Nine beagles who have spent their lives in cages in a research lab got their first taste of freedom, when they were rescued Wednesday by animal-rights advocates. The rescue took place in California, but has ramifications across the nation, including here in New Mexico where animal maltreatment, neglect and abandonment have also threatened the lives of numerous animals.
More than 67,000 dogs are used annually in U.S. laboratory testing of everything from surgical techniques to industrial chemicals. Attorney Shannon Keith says her volunteer rescue team has to move quickly, because when a research facility calls, it gives them only a day or two to come get the dogs before they're put down.

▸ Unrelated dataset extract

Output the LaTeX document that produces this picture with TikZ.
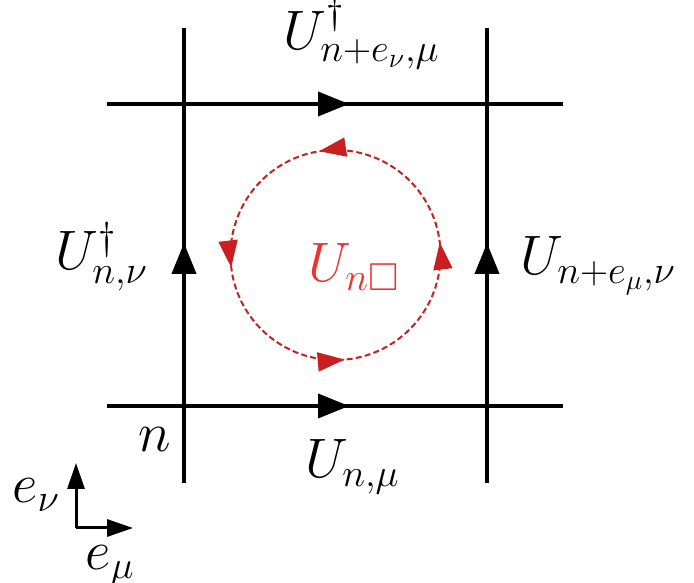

The beagles aren't sure how to handle their new freedom, according to Keith.
"They stayed in their crates for 15 minutes before they actually took a step outside onto the grass. They were so scared. They had no idea what to do. So, it's bittersweet. We're all crying, but we're smiling at the same time."
Eventually, Keith says, the dogs started running around and their tails started wagging. Rescued research dogs have special needs, however, and many have been de-barked so they can't communicate as a normal dog would. Keith's goal is to rehabilitate them to become adoptable pets.
Beagles are the most common type of dog used in research when larger animals than mice or rats are needed, says Martin Stephens, vice president for animal research issues at the Humane Society of the United States. More of them are being rescued, he says, although the cases are rarely publicized.
"Even though you would think that's a good deed to do that, a lot of universities (or) companies don't want to call attention to the fact that they're using dogs in the first place. So, they keep something like this quiet."
Donations and adoptive families are helpful, says Keith, who founded the Beagle Freedom Project in California, one of only a few in the country focused on rescuing research animals. Just as important, she adds, is sending a message to the research industry by purchasing products that are not tested on animals.
"Those products will say either 'cruelty-free' or 'not tested on animals.' Another way to be involved is to actively protest those companies that do still test on animals when they're not required to do so."
The number of dogs used in research has decreased with advancements in technology and testing procedures, said Stephens, who is hopeful that animals will someday not be needed in research at all because better science will have made it unnecessary. In the meantime, groups such as Keith's Beagle Freedom Project say they'll save and rehabilitate as many as they can.